El amigo caído es el poeta Lensky, quien siendo el enamorado de Olga comete el error de acercar a Onegin a Tatyana, a la que después de menospreciar, nada más que por diversión coquetea con Olga para provocar a su compañero. El asunto ha de terminar en un duelo del que no podrían retractarse, y sobre el que ambos tardíamente se arrepienten, pero del cual Lensky no sólo preveía las funestas consecuencias, sino la terquedad del acto, y la irresponsabilidad e inmadurez que los llevaron a ello, con unos versos ya tristes y resignados: “Al alba, / la estrella matutina esparcirá su luz, / mientras yo, quizás, descenderé / en las sombras de la tumba / y el recuerdo de un joven poeta / será borrado por el fluir del Leteo”.
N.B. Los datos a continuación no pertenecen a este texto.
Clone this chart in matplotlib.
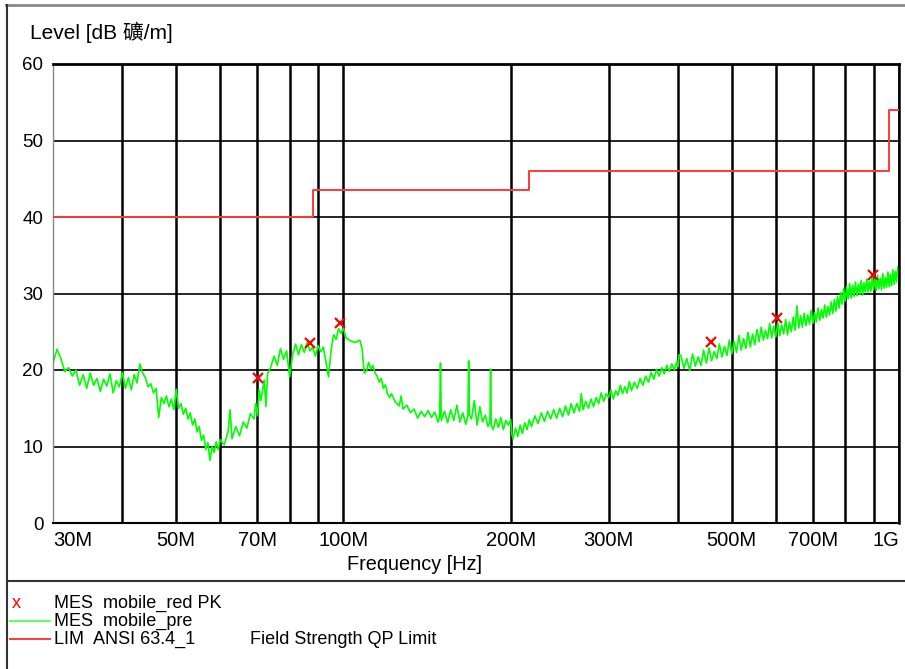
import matplotlib
matplotlib.use("Agg")
import matplotlib.pyplot as plt
from matplotlib.lines import Line2D

plt.rcParams['font.family'] = ['Liberation Sans', 'Noto Sans CJK SC', 'DejaVu Sans']

# Measured pre-scan trace (MHz, dBuV/m)
trace_freq = [
    30, 30.5, 31, 31.5, 32, 32.5, 33, 33.5, 34, 34.5, 35, 35.5, 36, 36.5, 37, 37.5,
    38, 38.5, 39, 39.5, 40, 40.5, 41, 41.5, 42, 42.5, 43, 43.5, 44, 44.5, 45, 45.5,
    46, 46.5, 47, 47.5, 48, 48.5, 49, 49.5, 50, 50.5, 51, 51.5, 52, 52.5, 53, 53.5,
    54, 54.5, 55, 55.5, 56, 56.5, 57, 57.5, 58, 58.5, 59, 59.5, 60,
    61, 62, 62.5, 63, 64, 65, 66, 67, 68, 69, 69.5, 70, 70.5, 71, 72, 72.5, 73, 74,
    75, 76, 77, 78, 79, 80, 81, 82, 83, 84, 85, 86, 87, 88, 89, 90, 91, 92, 93, 94,
    95, 96, 97, 98, 99, 100,
    101, 103, 105, 107, 108, 109, 110, 111, 112, 113, 114, 115, 116, 117, 118, 119,
    120, 121, 122, 124, 126, 127, 128, 130, 132, 134, 136, 138, 140, 142, 144, 146,
    148, 149, 149.5, 150, 152, 154, 156, 158, 160, 162, 164, 166, 167.5, 168, 168.5,
    170, 172, 174, 176, 178, 180, 182, 183.5, 184, 184.5, 186, 188, 190, 192, 194,
    196, 198, 200,
    201, 202, 204, 206, 208, 210, 212, 214, 216, 218, 221, 224, 227, 230, 233, 236,
    239, 242, 245, 248, 251, 254, 257, 260, 263, 266, 268, 270, 273, 276, 279, 282,
    285, 288, 291, 294, 297, 300, 303, 306, 309, 312, 315, 318, 321, 324, 327, 330,
    334, 338, 342, 346, 350, 354, 358, 362, 366, 370, 374, 378, 382, 386, 390, 394,
    398, 400, 402,
    405, 410, 415, 420, 425, 430, 435, 440, 445, 450, 455, 460, 465, 470, 475, 480,
    485, 490, 495, 500, 505, 510, 515, 520, 525, 530, 535, 540, 545, 550, 555, 560,
    565, 570, 575, 580, 585, 590, 595, 600, 605, 610, 615, 620, 625, 630, 635, 640,
    645, 650, 655, 660, 665, 670, 675, 680, 685, 690, 695, 700, 705, 710, 715, 720,
    725, 730, 735, 740, 745, 750, 755, 760, 765, 770, 775, 780, 785, 790, 795, 800,
    805, 810, 815, 820, 825, 830, 835, 840, 845, 850, 855, 860, 865, 870, 875, 880,
    885, 890, 895, 900, 905, 910, 915, 920, 925, 930, 935, 940, 945, 950, 955, 960,
    965, 970, 975, 980, 985, 990, 995, 1000,
]
trace_level = [
    20.9, 22.7, 21.5, 19.8, 20.3, 19.2, 20.0, 18.0, 19.4, 17.6, 19.6, 18.0, 18.9, 17.2, 18.8, 17.9,
    19.5, 17.0, 18.6, 17.8, 19.7, 17.6, 19.0, 17.4, 19.4, 18.3, 20.8, 19.6, 19.0, 17.8, 18.2, 17.0,
    17.6, 13.8, 16.4, 15.6, 16.6, 15.2, 16.2, 14.8, 17.5, 15.0, 15.6, 14.2, 15.0, 13.6, 14.4, 12.8,
    13.6, 11.9, 12.6, 10.8, 11.5, 9.6, 10.5, 8.2, 10.0, 9.2, 10.6, 9.6, 10.9,
    10.2, 12.0, 14.8, 11.0, 12.6, 11.4, 13.2, 12.4, 14.3, 13.6, 15.6, 14.0, 17.4, 16.0, 18.7, 15.2, 19.5, 20.4,
    21.8, 20.6, 22.8, 21.4, 22.5, 19.1, 22.0, 23.4, 22.0, 23.3, 22.3, 23.6, 22.5, 23.0, 21.8, 23.2, 22.4, 23.0, 21.0, 19.1,
    22.6, 24.6, 24.0, 25.4, 24.8, 25.5,
    24.2, 23.8, 23.6, 23.9, 22.8, 19.6, 19.9, 21.0, 20.1, 20.6, 19.6, 19.2, 18.4, 18.9, 17.6, 18.1,
    16.9, 16.4, 16.9, 15.8, 15.3, 16.6, 14.9, 15.4, 14.4, 14.9, 13.7, 14.6, 13.9, 14.7, 13.8, 14.5,
    13.2, 14.0, 20.9, 13.4, 14.6, 13.1, 14.8, 13.4, 15.4, 13.2, 14.4, 12.9, 14.0, 21.2, 14.2,
    13.6, 16.0, 12.8, 15.2, 13.2, 14.1, 12.6, 13.2, 20.1, 12.8, 12.2, 13.6, 12.5, 13.8, 12.2,
    13.4, 12.8, 13.5,
    11.5, 11.0, 12.4, 11.3, 12.8, 11.7, 13.1, 12.2, 13.5, 12.6, 14.0, 13.0, 14.4, 13.3, 14.6, 13.6,
    14.8, 13.7, 15.0, 13.9, 15.3, 14.1, 15.6, 14.4, 15.6, 14.6, 16.9, 14.8, 15.9, 15.0, 16.2, 15.2,
    16.4, 15.6, 17.0, 15.9, 16.9, 16.4, 17.4, 16.2, 17.3, 16.7, 18.0, 16.9, 17.8, 17.0, 18.5, 17.3,
    18.4, 17.6, 18.9, 18.0, 19.2, 18.4, 19.7, 18.8, 20.1, 19.2, 20.3, 19.5, 20.6, 19.8, 20.8, 20.0,
    21.1, 20.4, 22.0,
    21.9, 20.2, 21.5, 19.9, 22.1, 20.5, 21.7, 20.6, 22.6, 20.9, 22.9, 21.2, 22.4, 21.5, 23.4, 21.7,
    23.1, 21.9, 23.9, 22.1, 23.7, 22.3, 24.5, 22.6, 24.1, 22.8, 24.9, 23.0, 24.7, 23.3, 25.3, 23.7,
    25.6, 23.9, 25.2, 24.1, 26.1, 24.2, 25.7, 24.3, 26.2, 24.5, 25.9, 24.7, 26.6, 24.6, 26.3, 25.0,
    26.9, 25.2, 28.4, 25.5, 27.1, 25.6, 27.4, 25.8, 27.2, 26.0, 27.8, 26.1, 27.5, 26.3, 28.1, 26.5,
    27.9, 26.8, 28.5, 26.9, 28.3, 27.2, 28.9, 27.4, 29.2, 27.7, 29.6, 28.1, 30.1, 28.6, 30.6, 29.0,
    30.9, 29.3, 31.3, 29.4, 31.1, 29.6, 31.5, 29.7, 31.2, 29.9, 31.7, 29.8, 31.4, 30.1, 31.9, 30.2,
    31.6, 30.3, 32.3, 30.5, 31.9, 30.4, 32.4, 30.6, 32.0, 30.5, 32.6, 30.7, 32.1, 30.8, 32.8, 30.9,
    32.5, 31.0, 33.1, 31.2, 32.9, 31.5, 33.5, 32.6,
]

# Peak measurements
peak_freq = [70.3, 87.2, 98.7, 458, 603, 897]
peak_level = [18.9, 23.5, 26.1, 23.6, 26.8, 32.4]

# ANSI C63.4 limit steps
limit_freq = [30, 88, 216, 960, 1000]
limit_level = [40, 43.5, 46, 54, 54]

tick_freq = [30, 50, 70, 100, 200, 300, 500, 700, 1000]
tick_text = ['30M', '50M', '70M', '100M', '200M', '300M', '500M', '700M', '1G']
grid_freq = [40, 50, 60, 70, 80, 90, 100, 200, 300, 400, 500, 600, 700, 800, 900, 1000]

W, H = 905, 669
fig = plt.figure(figsize=(W / 100, H / 100), dpi=100)
ax = fig.add_axes([53 / W, 1 - 523 / H, (899 - 53) / W, (523 - 64) / H])

ax.set_xscale('log')
ax.set_xlim(30, 1000)
ax.set_ylim(0, 60)

for f in grid_freq:
    ax.axvline(f, color='black', lw=1.8, zorder=1)
for lv in [10, 20, 30, 40, 50]:
    ax.axhline(lv, color='black', lw=1.2, zorder=1)

ax.step(limit_freq, limit_level, where='post', color='#ff3838', lw=1.4, zorder=3)
ax.plot(trace_freq, trace_level, color='#00ff00', lw=1.2, zorder=2)
ax.plot(peak_freq, peak_level, 'x', color='red', ms=7, mew=1.6, zorder=4)

ax.set_xticks(tick_freq)
ax.set_xticklabels(tick_text)
ax.xaxis.set_minor_locator(plt.NullLocator())
ax.set_yticks([0, 10, 20, 30, 40, 50, 60])
ax.tick_params(axis='both', length=0)
ax.tick_params(axis='x', pad=6, labelsize=14.5)
ax.tick_params(axis='y', pad=7, labelsize=13.5)
labels = ax.get_xticklabels()
labels[0].set_ha('left')
labels[-1].set_ha('right')

ax.spines['top'].set_linewidth(2)
ax.spines['bottom'].set_linewidth(1.5)
ax.spines['left'].set_color('#888888')
ax.spines['left'].set_linewidth(1)
ax.spines['right'].set_linewidth(1.8)

fig.text(414 / W, 1 - 564 / H, 'Frequency [Hz]', fontsize=14.3, ha='center', va='center')
fig.text(30 / W, 1 - 32 / H, 'Level [dB 礦/m]', fontsize=15, va='center')

# outer frame and legend separator
fig.add_artist(Line2D([6 / W, 1], [1 - 5 / H, 1 - 5 / H], color='#888888', lw=2))
fig.add_artist(Line2D([7 / W, 7 / W], [0, 1 - 5 / H], color='#333333', lw=1.5))
fig.add_artist(Line2D([7 / W, 1], [1 - 581 / H, 1 - 581 / H], color='#333333', lw=1.5))

# legend block
fig.text(12 / W, 1 - 604 / H, 'x', color='red', fontsize=13, va='center')
fig.text(54 / W, 1 - 603 / H, 'MES  mobile_red PK', fontsize=13, va='center')
fig.add_artist(Line2D([10 / W, 50 / W], [1 - 621 / H, 1 - 621 / H], color='#66ff66', lw=1.5))
fig.text(54 / W, 1 - 621 / H, 'MES  mobile_pre', fontsize=13, va='center')
fig.add_artist(Line2D([10 / W, 50 / W], [1 - 639 / H, 1 - 639 / H], color='#ff3838', lw=1.4))
fig.text(54 / W, 1 - 639 / H, 'LIM  ANSI 63.4_1', fontsize=13, va='center')
fig.text(250 / W, 1 - 639 / H, 'Field Strength QP Limit', fontsize=13, va='center')

fig.savefig('out.png', dpi=100)
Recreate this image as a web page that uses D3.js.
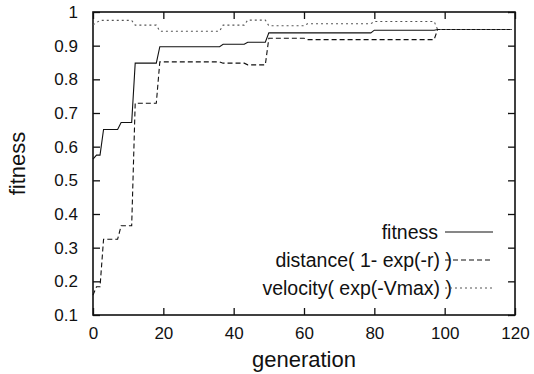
<!DOCTYPE html>
<html><head><meta charset="utf-8">
<script src="https://cdn.jsdelivr.net/npm/d3@7"></script>
<style>body{margin:0;background:#fff}svg{display:block}text{font-family:"Liberation Sans",Arial,sans-serif;fill:#111}</style>
</head><body><div id="c"></div>
<script>
// Breakpoint data (generation, value)
const fitnessGen = [0, 1, 2, 3, 7, 8, 11, 12, 18, 19, 36, 37, 43, 44, 49, 50, 79, 80, 97, 98, 119];
const fitnessVal = [0.563, 0.575, 0.575, 0.651, 0.651, 0.672, 0.672, 0.848, 0.848, 0.897, 0.897, 0.904, 0.904, 0.910, 0.910, 0.938, 0.938, 0.946, 0.946, 0.948, 0.948];
const distanceGen = [0, 1, 2, 3, 7, 8, 11, 12, 18, 19, 36, 37, 43, 44, 49, 50, 60, 61, 97, 98, 119];
const distanceVal = [0.159, 0.184, 0.184, 0.325, 0.325, 0.365, 0.365, 0.729, 0.729, 0.852, 0.852, 0.848, 0.848, 0.843, 0.843, 0.922, 0.922, 0.918, 0.918, 0.948, 0.948];
const velocityGen = [0, 2, 11, 12, 18, 19, 36, 37, 43, 44, 49, 50, 60, 61, 79, 80, 97, 98, 119];
const velocityVal = [0.962, 0.975, 0.975, 0.961, 0.961, 0.943, 0.943, 0.961, 0.961, 0.976, 0.976, 0.959, 0.959, 0.965, 0.965, 0.972, 0.972, 0.948, 0.948];
const seriesNames = ["fitness", "distance( 1- exp(-r) )", "velocity( exp(-Vmax) )"];
const xTicks = [0, 20, 40, 60, 80, 100, 120];
const yTicks = [0.1, 0.2, 0.3, 0.4, 0.5, 0.6, 0.7, 0.8, 0.9, 1];
const xTitle = "generation", yTitle = "fitness";

const W = 534, H = 374;
const m = {l: 93, r: 19, t: 12, b: 59};
const svg = d3.select("#c").append("svg").attr("width", W).attr("height", H);
const x = d3.scaleLinear().domain([0, 120]).range([m.l, W - m.r]);
const y = d3.scaleLinear().domain([0.1, 1]).range([H - m.b, m.t]);
const tl = 7, ink = "#111";

// ticks (inward, mirrored)
const axB = svg.append("g").attr("transform", `translate(0,${H - m.b})`)
  .call(d3.axisBottom(x).tickValues(xTicks).tickSizeInner(-tl).tickSizeOuter(0).tickPadding(12).tickFormat(d3.format("d")));
const axT = svg.append("g").attr("transform", `translate(0,${m.t})`)
  .call(d3.axisTop(x).tickValues(xTicks).tickSizeInner(-tl).tickSizeOuter(0).tickFormat(""));
const axL = svg.append("g").attr("transform", `translate(${m.l},0)`)
  .call(d3.axisLeft(y).tickValues(yTicks).tickSizeInner(-tl).tickSizeOuter(0).tickPadding(15).tickFormat(d => d === 1 ? "1" : d3.format(".1f")(d)));
const axR = svg.append("g").attr("transform", `translate(${W - m.r},0)`)
  .call(d3.axisRight(y).tickValues(yTicks).tickSizeInner(-tl).tickSizeOuter(0).tickFormat(""));
[axB, axT, axL, axR].forEach(g => {
  g.select(".domain").remove();
  g.selectAll("line").attr("stroke", ink).attr("stroke-width", 1.3);
  g.selectAll("text").attr("font-size", 17).attr("font-family", "Liberation Sans, Arial, sans-serif").attr("fill", ink);
});
svg.append("rect").attr("x", m.l).attr("y", m.t).attr("width", W - m.r - m.l).attr("height", H - m.b - m.t)
  .attr("fill", "none").attr("stroke", ink).attr("stroke-width", 1.6);

// titles
svg.append("text").attr("x", (m.l + W - m.r) / 2).attr("y", 367).attr("text-anchor", "middle").attr("font-size", 22).text(xTitle);
svg.append("text").attr("transform", `translate(25,${(m.t + H - m.b) / 2}) rotate(-90)`).attr("text-anchor", "middle").attr("font-size", 22).text(yTitle);

// series
const line = d3.line().x(d => x(d[0])).y(d => y(d[1]));
const series = [
  {gen: fitnessGen, val: fitnessVal, dash: null, color: "#111"},
  {gen: distanceGen, val: distanceVal, dash: "5,3", color: "#111"},
  {gen: velocityGen, val: velocityVal, dash: "2,3", color: "#555"}
];
series.forEach(s => {
  svg.append("path").datum(s.gen.map((g, i) => [g, s.val[i]]))
    .attr("d", line).attr("fill", "none").attr("stroke", s.color).attr("stroke-width", 1.1)
    .attr("stroke-dasharray", s.dash);
});

// legend
const legEnd = [438, 452, 452], legY = [232, 260, 288];
series.forEach((s, i) => {
  svg.append("text").attr("x", legEnd[i]).attr("y", legY[i]).attr("dy", "0.35em").attr("text-anchor", "end")
    .attr("font-size", 19.5).text(seriesNames[i]);
  svg.append("line").attr("x1", 445).attr("x2", 493).attr("y1", legY[i]).attr("y2", legY[i])
    .attr("stroke", s.color).attr("stroke-width", 1.1).attr("stroke-dasharray", s.dash);
});
</script></body></html>
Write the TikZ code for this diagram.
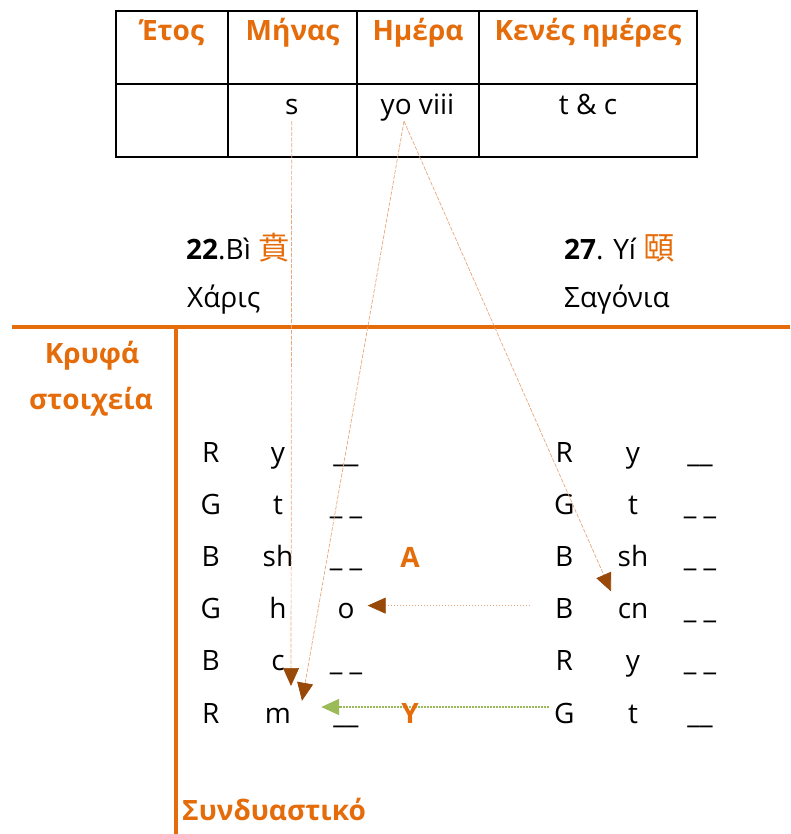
\documentclass[tikz,border=0pt]{standalone}
\usepackage{fontspec}
\setmainfont{Open Sans}
\newfontfamily\cjk[Scale=1.12]{Noto Sans CJK TC}
\usetikzlibrary{arrows.meta}
\definecolor{hanorange}{HTML}{E46C0A}
\definecolor{tipbrown}{HTML}{984807}
\definecolor{linktan}{HTML}{E6A77C}
\definecolor{linkgreen}{HTML}{9BBB59}
\tikzset{
	txt/.style={font=\fontsize{28}{34}\selectfont, inner sep=0pt, anchor=base, text height=20pt, text depth=6pt},
	hdr/.style={txt, font=\fontsize{28}{34}\selectfont\bfseries, text=hanorange},
	tanlink/.style={linktan, line width=0.7pt, dash pattern=on 4pt off 1.5pt, -{Triangle[length=18pt,width=16pt,color=tipbrown]}},
	greenlink/.style={linkgreen, line width=2pt, dash pattern=on 1.5pt off 1.5pt, -{Triangle[length=18pt,width=16pt,color=linkgreen]}}
}

\begin{document}
\begin{tikzpicture}[x=1pt,y=-1pt]
			\useasboundingbox (0,0) rectangle (790,834);
			\draw[black,line width=2.5pt] (116,11) rectangle (697,157);
			\draw[black,line width=2.5pt] (116,84) -- (697,84);
			\foreach \x in {228,357,479}
			{
				\draw[black,line width=2.5pt] (\x,11) -- (\x,157);
			}
			\node[hdr] (etos) at (172,41){Έτος};
			\node[hdr] (minas) at (292.5,41){Μήνας};
			\node[hdr] (imera) at (418,41){Ημέρα};
			\node[hdr] (kenes) at (588,41){Κενές ημέρες};
			\node[txt] (s) at (291.7,115){s};
			\node[txt] (yo) at (417.5,115){yo viii};
			\node[txt] (tc) at (588,115){t \& c};

			\node[txt, anchor=base west] (bi) at (186,259){{\bfseries 22}.Bì {\cjk\color{hanorange}賁}};
			\node[txt, anchor=base west] (xaris) at (187,307.5){Χάρις};
			\node[txt, anchor=base west] (yi) at (564,259){{\bfseries 27}. Yí {\cjk\color{hanorange}頤}};
			\node[txt, anchor=base west] (sagonia) at (564,307.5){Σαγόνια};

			\draw[hanorange, line width=4pt] (12,327.3) -- (790,327.3);
			\draw[hanorange, line width=4pt] (176,327.3) -- (176,834);
			\node[hdr] (krufa) at (92,363){Κρυφά};
			\node[hdr] (stoixeia) at (91,409){στοιχεία};
			\node[hdr, anchor=base west] (synd) at (182,820){Συνδυαστικό};

			\foreach \a/\b/\c [count=\i] in {R/y/\_\_, G/t/\_~\_, B/sh/\_~\_, G/h/o, B/c/\_~\_, R/m/\_\_}
			{
				\node[txt] (la\i) at (210.7,409.8 + \i * 52.2){\a};
				\node[txt] (lb\i) at (278,409.8 + \i * 52.2){\b};
				\node[txt] (lc\i) at (346,409.8 + \i * 52.2){\c};
			}
			\foreach \a/\b/\c [count=\i] in {R/y/\_\_, G/t/\_~\_, B/sh/\_~\_, B/cn/\_~\_, R/y/\_~\_, G/t/\_\_}
			{
				\node[txt] (ra\i) at (564.3,409.8 + \i * 52.2){\a};
				\node[txt] (rb\i) at (633,409.8 + \i * 52.2){\b};
				\node[txt] (rc\i) at (700,409.8 + \i * 52.2){\c};
			}
			\node[hdr] (alpha) at (410,567){A};

			\draw[tanlink] (s.south) -- ([xshift=13pt,yshift=-9pt]lb5.south);
			\draw[tanlink] ([xshift=-13.5pt]yo.south) -- ([xshift=24pt,yshift=2pt]lb6.north);
			\draw[tanlink] ([xshift=-13.5pt]yo.south) -- ([xshift=-22pt,yshift=7pt]rb4.north);
			\draw[tanlink, dash pattern=on 1.5pt off 1.5pt] ([xshift=-25pt,yshift=6pt]ra4.west) -- ([xshift=13pt,yshift=6pt]lc4.east);
			\draw[greenlink] ([xshift=-5pt,yshift=9pt]ra6.west) -- ([xshift=30pt,yshift=9pt]lb6.east);
			\node[hdr] (ypsilon) at (410,723){Y};
\end{tikzpicture}
\end{document}
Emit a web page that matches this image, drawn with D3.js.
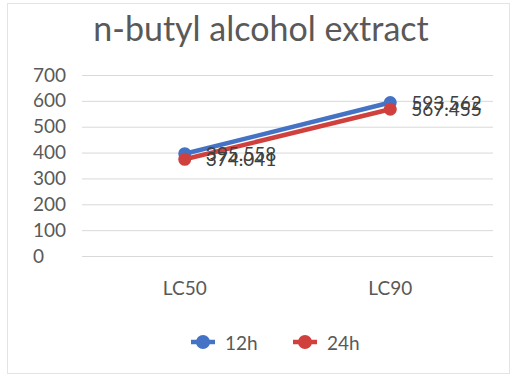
<!DOCTYPE html>
<html><head><meta charset="utf-8">
<script src="https://cdn.jsdelivr.net/npm/d3@7"></script>
<style>body{margin:0;background:#fff}svg{display:block}</style>
</head><body>
<script>
const categories = ["LC50", "LC90"];
const seriesNames = ["12h", "24h"];
const values12h = [395.558, 593.562];
const values24h = [374.041, 567.455];
const yTicks = [0, 100, 200, 300, 400, 500, 600, 700];
const title = "n-butyl alcohol extract";

const W = 512, H = 379;
const colors = ["#4472C4", "#D0413E"];
const svg = d3.select("body").append("svg").attr("width", W).attr("height", H);
svg.append("rect").attr("x", 7.5).attr("y", 3.5).attr("width", 502).attr("height", 370)
  .attr("fill", "#fff").attr("stroke", "#e4e4e4");

const x = d3.scaleBand().domain(categories).range([82, 493]);
const y = d3.scaleLinear().domain([0, 700]).range([256, 75]);
const font = "Lato, 'Open Sans', sans-serif";

svg.append("text").attr("x", 261).attr("y", 41).attr("text-anchor", "middle")
  .attr("font-family", font).attr("font-size", 34).attr("fill", "#595959").text(title);

const yAxis = svg.append("g").attr("transform", "translate(82,0)")
  .call(d3.axisLeft(y).tickValues(yTicks).tickSize(-411).tickPadding(0));
yAxis.select(".domain").remove();
yAxis.selectAll("line").attr("stroke", "#d9d9d9").attr("stroke-width", 1);
yAxis.selectAll("text").attr("x", -49).attr("text-anchor", "start")
  .attr("font-family", font).attr("font-size", 19).attr("fill", "#595959");

const xAxis = svg.append("g").attr("transform", "translate(0,256)")
  .call(d3.axisBottom(x).tickSize(0).tickPadding(0));
xAxis.select(".domain").remove();
xAxis.selectAll("text").attr("dy", null).attr("y", 39)
  .attr("font-family", font).attr("font-size", 19).attr("fill", "#595959");

const series = [values12h, values24h];
const cx = (i) => x(categories[i]) + x.bandwidth() / 2;
const line = d3.line().x((d, i) => cx(i)).y(d => y(d));
series.forEach((vals, si) => {
  svg.append("path").datum(vals).attr("d", line).attr("fill", "none")
    .attr("stroke", colors[si]).attr("stroke-width", 4.5).attr("stroke-linecap", "round");
  svg.selectAll(null).data(vals).enter().append("circle")
    .attr("cx", (d, i) => cx(i)).attr("cy", d => y(d))
    .attr("r", 6.5).attr("fill", colors[si]);
});
series.forEach((vals, si) => {
  svg.selectAll(null).data(vals).enter().append("text")
    .attr("x", (d, i) => cx(i) + 21).attr("y", d => y(d) + 7)
    .attr("font-family", font).attr("font-size", 19).attr("fill", "#404040")
    .text(d => d3.format(".3f")(d));
});

const legend = svg.append("g").attr("transform", "translate(0,342)");
const legX = [203, 305];
seriesNames.forEach((n, i) => {
  legend.append("line").attr("x1", legX[i] - 12).attr("x2", legX[i] + 12)
    .attr("stroke", colors[i]).attr("stroke-width", 4.5);
  legend.append("circle").attr("cx", legX[i]).attr("r", 7).attr("fill", colors[i]);
  legend.append("text").attr("x", legX[i] + 22).attr("y", 8).attr("font-family", font)
    .attr("font-size", 19).attr("fill", "#595959").text(n);
});
</script>
</body></html>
En toda la ópera Tchaikovsky logra plasmar la emotividad y las ideas de la poesía de Pushkin, con una orquesta que puede sonar íntima y sobrecogedora, o dramática, o con acordes que hablan de desolación infranqueable, e incluso pomposa y grandilocuente como en la polonesa que abre el tercer acto; una festividad que sólo es la antesala de la pena ya determinada. Un conjunto delicioso y sosegado de timbres, melodías y armonías, muy marcado en las cuerdas y alientos, que en general tiene una textura oscura, pero cantabile.

“¡No importa, es el destino! / tanto si la flecha me atraviesa, / como si me evita. / ¡Todo estará bien, ya sea / para dormir o para despertar! / ¡Bendito sea el día / de la ansiedad, bendito el de la oscuridad!”, canta Lensky poco antes de su muerte, y los melancólicos violines dan paso a la contestación de un triste clarinete al que le sigue lánguidamente un oboe. “¡Dónde, dónde os habéis ido, / dorados días, / dorados días de mi primavera!”. Los contrabajos se apagan, los violines se apagan, y sólo los cornos se detienen un momento para anunciar la desgracia.